> Required task: Output all the data exactly. Pictures do not belong in the copy.

(Some records)
§

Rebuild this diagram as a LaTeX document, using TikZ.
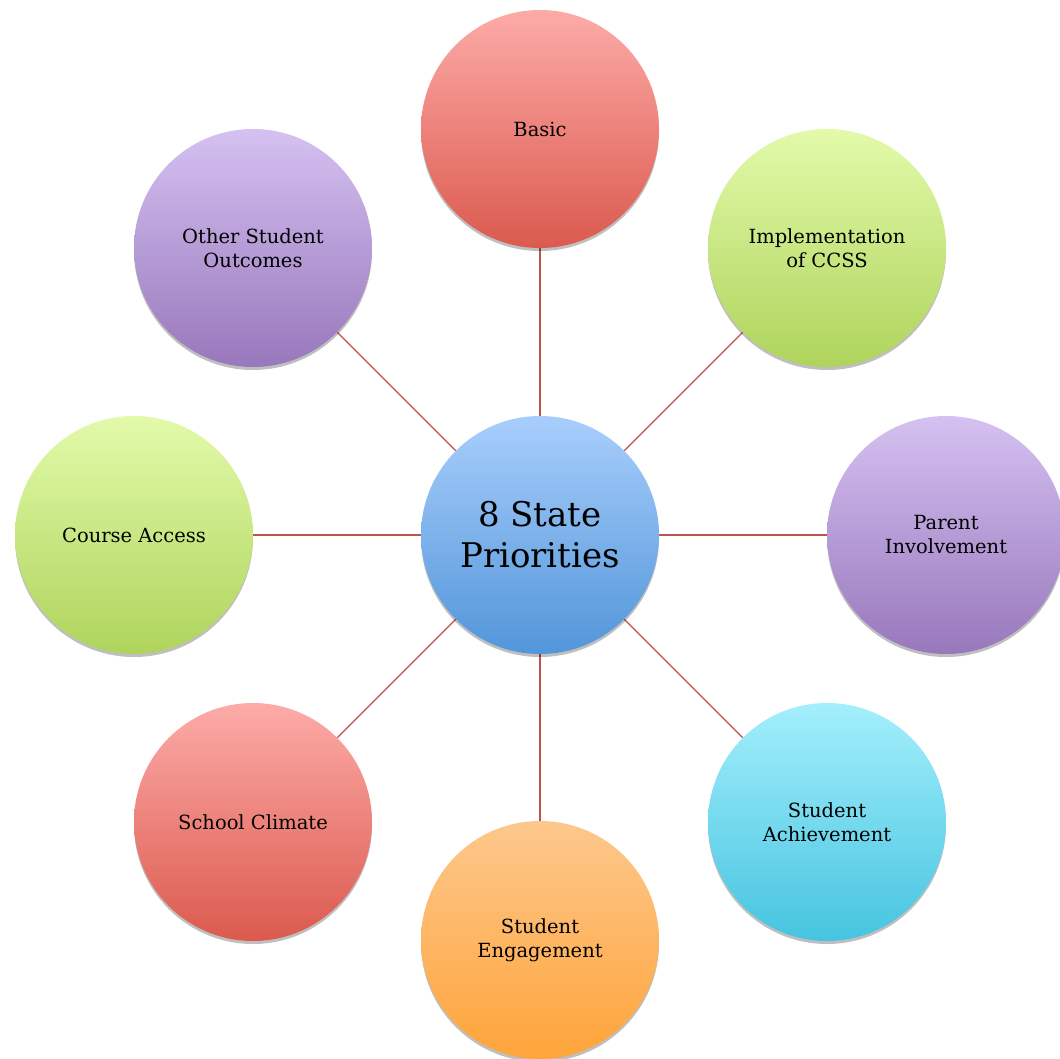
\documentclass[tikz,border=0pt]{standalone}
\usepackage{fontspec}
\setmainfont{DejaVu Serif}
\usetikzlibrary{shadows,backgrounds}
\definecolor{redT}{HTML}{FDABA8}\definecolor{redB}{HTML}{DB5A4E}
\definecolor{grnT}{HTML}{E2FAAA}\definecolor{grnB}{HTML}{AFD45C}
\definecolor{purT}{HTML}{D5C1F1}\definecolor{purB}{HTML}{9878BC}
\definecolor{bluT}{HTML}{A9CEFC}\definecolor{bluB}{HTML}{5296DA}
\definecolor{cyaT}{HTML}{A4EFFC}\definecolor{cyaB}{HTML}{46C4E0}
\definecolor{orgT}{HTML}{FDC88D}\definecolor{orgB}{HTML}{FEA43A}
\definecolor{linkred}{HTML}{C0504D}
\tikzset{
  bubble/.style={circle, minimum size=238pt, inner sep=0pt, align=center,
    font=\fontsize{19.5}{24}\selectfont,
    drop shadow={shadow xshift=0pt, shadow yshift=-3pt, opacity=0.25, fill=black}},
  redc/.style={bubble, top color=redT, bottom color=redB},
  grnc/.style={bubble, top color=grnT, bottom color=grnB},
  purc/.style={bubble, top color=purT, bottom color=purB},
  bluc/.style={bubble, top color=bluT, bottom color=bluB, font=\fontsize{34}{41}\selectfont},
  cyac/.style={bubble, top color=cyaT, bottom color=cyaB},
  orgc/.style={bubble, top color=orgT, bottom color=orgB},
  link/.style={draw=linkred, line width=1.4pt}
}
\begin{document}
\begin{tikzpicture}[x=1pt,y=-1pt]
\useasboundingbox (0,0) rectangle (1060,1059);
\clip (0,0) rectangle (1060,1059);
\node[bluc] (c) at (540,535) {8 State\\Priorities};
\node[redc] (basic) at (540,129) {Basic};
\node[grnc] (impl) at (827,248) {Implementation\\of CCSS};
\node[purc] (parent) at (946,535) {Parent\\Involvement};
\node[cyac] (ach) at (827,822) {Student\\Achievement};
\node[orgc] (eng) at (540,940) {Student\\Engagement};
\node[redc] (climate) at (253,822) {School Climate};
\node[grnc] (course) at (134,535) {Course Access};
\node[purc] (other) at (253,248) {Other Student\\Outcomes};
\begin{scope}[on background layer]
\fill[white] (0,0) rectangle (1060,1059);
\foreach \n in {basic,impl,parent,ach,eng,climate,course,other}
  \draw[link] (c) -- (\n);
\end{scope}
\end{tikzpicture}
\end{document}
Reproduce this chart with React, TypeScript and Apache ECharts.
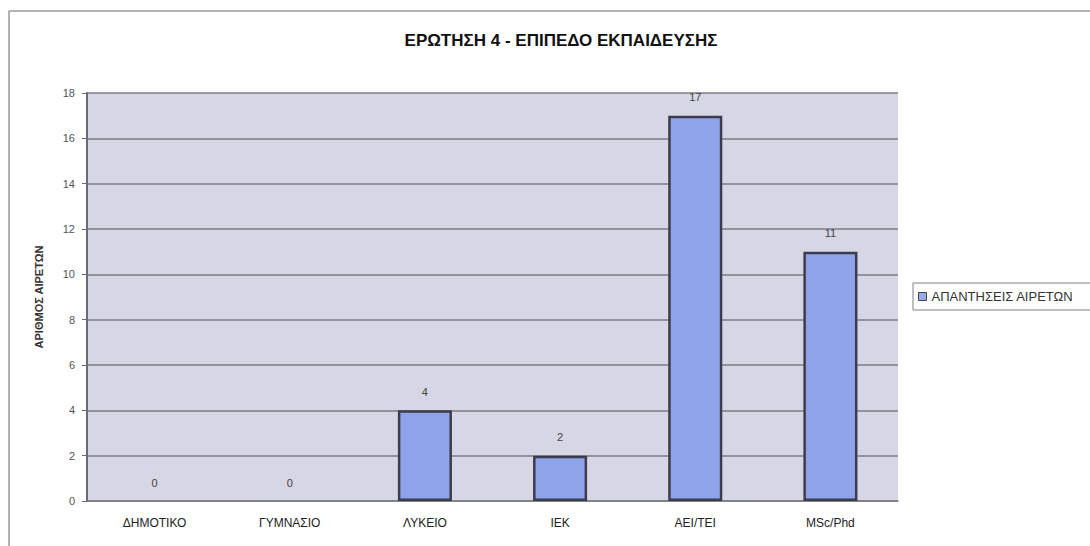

§

> Response to this exercise:
Rebuild this diagram as a LaTeX document, using TikZ.
\documentclass[tikz,border=0pt]{standalone}
\usepackage{fontspec}
\setmainfont{DejaVu Serif}
\usetikzlibrary{shadows,backgrounds}
\definecolor{redT}{HTML}{FDABA8}\definecolor{redB}{HTML}{DB5A4E}
\definecolor{grnT}{HTML}{E2FAAA}\definecolor{grnB}{HTML}{AFD45C}
\definecolor{purT}{HTML}{D5C1F1}\definecolor{purB}{HTML}{9878BC}
\definecolor{bluT}{HTML}{A9CEFC}\definecolor{bluB}{HTML}{5296DA}
\definecolor{cyaT}{HTML}{A4EFFC}\definecolor{cyaB}{HTML}{46C4E0}
\definecolor{orgT}{HTML}{FDC88D}\definecolor{orgB}{HTML}{FEA43A}
\definecolor{linkred}{HTML}{C0504D}
\tikzset{
  bubble/.style={circle, minimum size=238pt, inner sep=0pt, align=center,
    font=\fontsize{19.5}{24}\selectfont,
    drop shadow={shadow xshift=0pt, shadow yshift=-3pt, opacity=0.25, fill=black}},
  redc/.style={bubble, top color=redT, bottom color=redB},
  grnc/.style={bubble, top color=grnT, bottom color=grnB},
  purc/.style={bubble, top color=purT, bottom color=purB},
  bluc/.style={bubble, top color=bluT, bottom color=bluB, font=\fontsize{34}{41}\selectfont},
  cyac/.style={bubble, top color=cyaT, bottom color=cyaB},
  orgc/.style={bubble, top color=orgT, bottom color=orgB},
  link/.style={draw=linkred, line width=1.4pt}
}
\begin{document}
\begin{tikzpicture}[x=1pt,y=-1pt]
\useasboundingbox (0,0) rectangle (1060,1059);
\clip (0,0) rectangle (1060,1059);
\node[bluc] (c) at (540,535) {8 State\\Priorities};
\node[redc] (basic) at (540,129) {Basic};
\node[grnc] (impl) at (827,248) {Implementation\\of CCSS};
\node[purc] (parent) at (946,535) {Parent\\Involvement};
\node[cyac] (ach) at (827,822) {Student\\Achievement};
\node[orgc] (eng) at (540,940) {Student\\Engagement};
\node[redc] (climate) at (253,822) {School Climate};
\node[grnc] (course) at (134,535) {Course Access};
\node[purc] (other) at (253,248) {Other Student\\Outcomes};
\begin{scope}[on background layer]
\fill[white] (0,0) rectangle (1060,1059);
\foreach \n in {basic,impl,parent,ach,eng,climate,course,other}
  \draw[link] (c) -- (\n);
\end{scope}
\end{tikzpicture}
\end{document}
Reproduce this chart with React, TypeScript and Apache ECharts.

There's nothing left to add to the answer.